On his first day of combat, he was driving a truck on the outskirts of Berlin when he hit a landmine. The vehicle was destroyed, his passenger broke his foot, but Holt escaped unharmed. His wallet, keys and other belongings were scattered about. He begins to giggle as he recalls the reaction of the other soldiers in the convoy.


“They all shouted, ‘Uh-oh! They got Holt! They got Holt!’ They came running back, but then they saw that I was up and walking around.” At this point, he pauses for several moments, eyes clenched, shoulders shaking with laughter. Then: “Heck, they didn’t want to help me. They wanted to get my money and my wife’s address and go through what I had.”

The next day, another truck from his unit hit a landmine. That driver was also spared, but the passenger, a lieutenant, was killed. Holt turns serious at this memory. “That shook me worse than being hit by a landmine myself,” he says.


Robert Holt

 Courtesy Photo-Army Cpl. Robert Holt during World War II

 

Holt doesn’t hear too well these days, but his memory of his time in war is remarkable. And somehow, he laughs in the face of it. The man has always been blessed with a lively sense of humor, family and friends say.


Holt survived a bloody war in Europe. He survived a lifetime of discrimination. Maybe laughter is his way of coping.


He’s also refreshingly authentic. When the war ended in Germany, there was talk of sending his unit to Japan. “I told myself, ‘I ain’t going to no Japan.’ And I meant it. I’d go to jail before I went to Japan.”


Luckily, Japan surrendered before Holt had to make that decision and he and the remaining members of his unit were sent home, where he received an honorable discharge. Looking back, he’s rightfully proud of his service. Holt served in the 349th Field Artillery Battalion from 1941 to 1945, rising to the rank of corporal. He spent several years training fellow troops at Fort Sill, Oklahoma, before being sent to war-torn Germany for a year.

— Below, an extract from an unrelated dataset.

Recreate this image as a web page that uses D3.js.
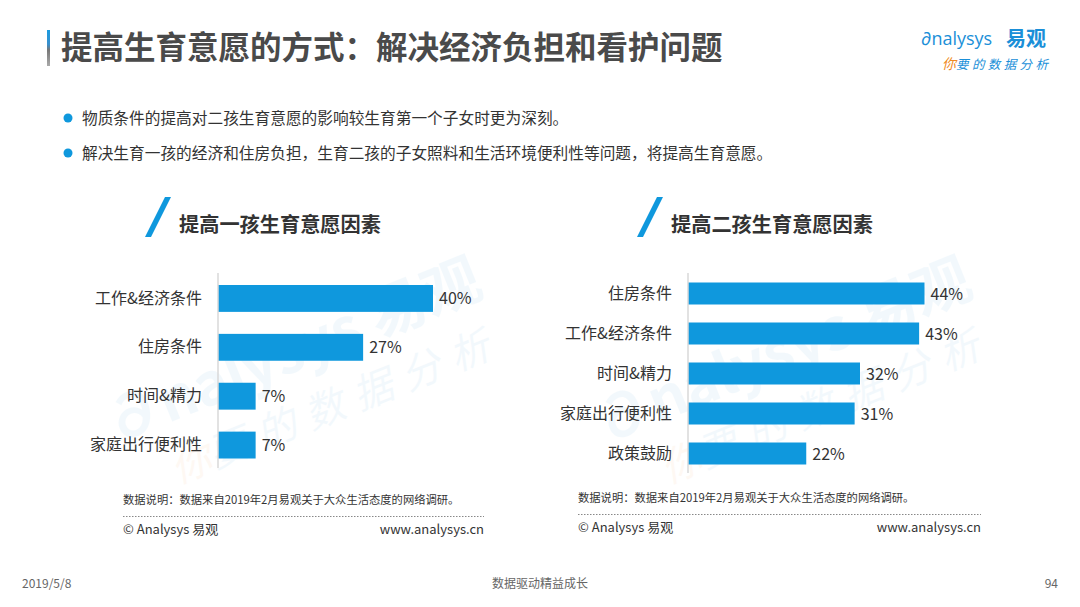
<!DOCTYPE html>
<html><head><meta charset="utf-8">
<script src="https://cdn.jsdelivr.net/npm/d3@7/dist/d3.min.js"></script>
<style>
html,body{margin:0;padding:0;background:#fff;}
svg{display:block;font-family:"Noto Sans CJK SC","Microsoft YaHei",sans-serif;}
</style></head>
<body>
<svg id="c" width="1080" height="607"></svg>
<script>
const title = "提高生育意愿的方式：解决经济负担和看护问题";
const bullets = ["物质条件的提高对二孩生育意愿的影响较生育第一个子女时更为深刻。",
                 "解决生育一孩的经济和住房负担，生育二孩的子女照料和生活环境便利性等问题，将提高生育意愿。"];
const chart1Title = "提高一孩生育意愿因素";
const chart1Cats = ["工作&经济条件","住房条件","时间&精力","家庭出行便利性"];
const chart1Vals = [40,27,7,7];
const chart2Title = "提高二孩生育意愿因素";
const chart2Cats = ["住房条件","工作&经济条件","时间&精力","家庭出行便利性","政策鼓励"];
const chart2Vals = [44,43,32,31,22];
const sourceNote = "数据说明：数据来自2019年2月易观关于大众生活态度的网络调研。";
const footerTexts = ["2019/5/8","数据驱动精益成长","94"];

const svg = d3.select("#c");
const BLUE = "#0f98dd";

// header
const grad = svg.append("defs").append("linearGradient").attr("id","hb").attr("x1",0).attr("x2",0).attr("y1",0).attr("y2",1);
grad.append("stop").attr("offset","0%").attr("stop-color","#1a9be0");
grad.append("stop").attr("offset","40%").attr("stop-color","#3a8fcc");
grad.append("stop").attr("offset","55%").attr("stop-color","#777");
grad.append("stop").attr("offset","100%").attr("stop-color","#aaa");
svg.append("rect").attr("x",47).attr("y",30).attr("width",3).attr("height",36).attr("fill","url(#hb)");
svg.append("text").attr("x",61).attr("y",59).attr("font-size",31.5).attr("font-weight","bold")
  .attr("fill","#4a4a4a").text(title);

// logo
const logo = svg.append("g");
logo.append("text").attr("x",921).attr("y",45).attr("font-size",18).attr("fill","#1a8fd8")
  .attr("font-family","Open Sans, sans-serif").text("\u2202nalysys");
logo.append("text").attr("x",1006).attr("y",46).attr("font-size",20).attr("font-weight","bold")
  .attr("fill","#1a8fd8").text("易观");
const sl = logo.append("text").attr("x",942).attr("y",69).attr("font-size",12.5).attr("font-style","italic");
sl.append("tspan").attr("fill","#f08a24").attr("font-size",14).text("你");
sl.append("tspan").attr("fill","#1a8fd8").attr("letter-spacing",3.4).text("要的数据分析");

// bullets
bullets.forEach((b,i)=>{
  const y = 118 + i*35;
  svg.append("circle").attr("cx",68).attr("cy",y).attr("r",4.5).attr("fill",BLUE);
  svg.append("text").attr("x",82).attr("y",y+5.5).attr("font-size",15.7).attr("fill","#333").text(b);
});

// watermarks
function watermark(cx, cy){
  const g = svg.append("g").attr("transform",`translate(${cx},${cy}) rotate(-22)`).attr("opacity",0.05);
  g.append("text").attr("x",0).attr("y",0).attr("text-anchor","middle").attr("font-size",58).attr("font-weight","bold")
    .attr("fill","#1a8fd8").text("\u2202nalysys 易观");
  const t = g.append("text").attr("x",20).attr("y",60).attr("text-anchor","middle").attr("font-size",40).attr("font-style","italic");
  t.append("tspan").attr("fill","#f08a24").text("你");
  t.append("tspan").attr("fill","#1a8fd8").attr("letter-spacing",12).text("要的数据分析");
}
watermark(300, 370);
watermark(790, 370);

const x = d3.scaleLinear().domain([0,44]).range([0,236.5]);

function drawChart(opt){
  const g = svg.append("g");
  // subtitle slash
  g.append("path").attr("d",`M${opt.sx},${opt.sy+40} L${opt.sx+6},${opt.sy+40} L${opt.sx+26},${opt.sy} L${opt.sx+20},${opt.sy} Z`).attr("fill",BLUE);
  g.append("text").attr("x",opt.tx).attr("y",opt.sy+35).attr("font-size",20.2).attr("font-weight","bold")
    .attr("fill","#333").text(opt.title);
  const y = d3.scaleBand().domain(opt.cats).range(opt.yr).paddingInner(0.45).paddingOuter(0.225);
  const data = opt.cats.map((c,i)=>({c, v: opt.vals[i]}));
  g.selectAll("rect.bar").data(data).join("rect").attr("class","bar")
    .attr("x",opt.x0).attr("y",d=>y(d.c)).attr("width",d=>x(d.v)).attr("height",y.bandwidth()).attr("fill",BLUE);
  g.selectAll("text.val").data(data).join("text").attr("class","val")
    .attr("x",d=>opt.x0+x(d.v)+6).attr("y",d=>y(d.c)+y.bandwidth()/2+6).attr("font-size",16).attr("fill","#333")
    .text(d=>d.v+"%");
  const ax = d3.axisLeft(y).tickSize(0).tickPadding(16);
  const axg = g.append("g").attr("transform",`translate(${opt.x0},0)`).call(ax);
  axg.select(".domain").attr("stroke","#d9d9d9").attr("stroke-width",1.5).attr("d",`M0,${opt.ax[0]}V${opt.ax[1]}`);
  axg.selectAll("text").attr("font-size",16).attr("fill","#333").attr("font-family","Noto Sans CJK SC, sans-serif");
  // notes
  g.append("text").attr("x",opt.nx).attr("y",opt.ny).attr("font-size",11.3).attr("fill","#333").text(sourceNote);
  g.append("line").attr("x1",opt.nx).attr("x2",opt.nr).attr("y1",opt.ny+12.5).attr("y2",opt.ny+12.5)
    .attr("stroke","#888").attr("stroke-width",1).attr("stroke-dasharray","1.5,1.5");
  g.append("text").attr("x",opt.nx).attr("y",opt.ny+30).attr("font-size",13).attr("fill","#333").text("© Analysys 易观");
  g.append("text").attr("x",opt.nr).attr("y",opt.ny+30).attr("text-anchor","end").attr("font-size",13).attr("fill","#333").text("www.analysys.cn");
}

drawChart({title:chart1Title, cats:chart1Cats, vals:chart1Vals, x0:218, yr:[274,469.5], ax:[273,468],
  sx:145, sy:197, tx:179, nx:123, ny:504, nr:484});
drawChart({title:chart2Title, cats:chart2Cats, vals:chart2Vals, x0:688, yr:[273.5,473.5], ax:[273,473],
  sx:637, sy:197, tx:671, nx:578, ny:502, nr:981});

// footer
svg.append("text").attr("x",22).attr("y",588).attr("font-size",12).attr("fill","#666").text(footerTexts[0]);
svg.append("text").attr("x",540).attr("y",588).attr("text-anchor","middle").attr("font-size",12).attr("fill","#666").text(footerTexts[1]);
svg.append("text").attr("x",1058).attr("y",588).attr("text-anchor","end").attr("font-size",12).attr("fill","#666").text(footerTexts[2]);
</script>
</body></html>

“I wouldn’t trade nothing for that experience,” he says. “But I sure wouldn’t go through it again,”


A man of faith

Holt was born on his family’s farm in central Missouri in 1918. That was the year World War I ended, the Spanish Flu killed 675,000 Americans and U.S time zones were established.

Some days, Holt worked in the fields from sunup until sundown for a dollar a day. He managed to graduate from high school and attend college in Missouri for several years, hoping to be an architect. But people would mock his educational pursuits and compare him to his older brother, Finis, a high achiever who became a member of the famed Tuskegee Airman, and Holt eventually dropped out.


On the advice of a friend, Holt moved to Albion in south central Michigan to work at Albion Malleable Iron Co. The company paid 68 cents an hour and shifts were only eight hours a day. Holt worked there for 35 years, his tenure interrupted only by his military service.

Holt married a woman from Albion, LaVerne, and they had seven children (three boys and four girls). They were married for 54 years until LaVerne passed. He married his second wife, Ethel, in 1998, and together they live in the Albion home Holt bought in 1949 for $7,000.

Robert Holt

Courtesy Photo-Ethel and Robert Holt at their home in Albion


Robert Holt will turn 106 on April 30, 2024. He had a big birthday last year in Atlanta with family, so this year’s celebration will be lower-key: dinner out with Ethel and maybe a couple of friends.


A week later, on May 7, Holt will fly to Washington, D.C., to see the World War II Memorial as a guest of the nonprofit Mid-Michigan Honor Flight. He’s believed to be the oldest veteran to ever take the flight.


While Holt liked to fish and hunt when he was younger, these days he enjoys watching sports, playing online solitaire, and taking well-earned naps.

“I meditate a lot while I’m playing solitaire,” Holt says. “And a lot of things run through my mind while I mediate: Army, school, all those things.” He pauses, his ever-present smile widening. “And then,” he says, “I go to sleep.”


He’s also a man of faith. He and Ethel attend Grace Temple Church in Albion regularly. Holt believes in living a principled life.

“I tell everyone that I’ve tried to live by God’s commandments,” he says. “And it’s gotten me this far.”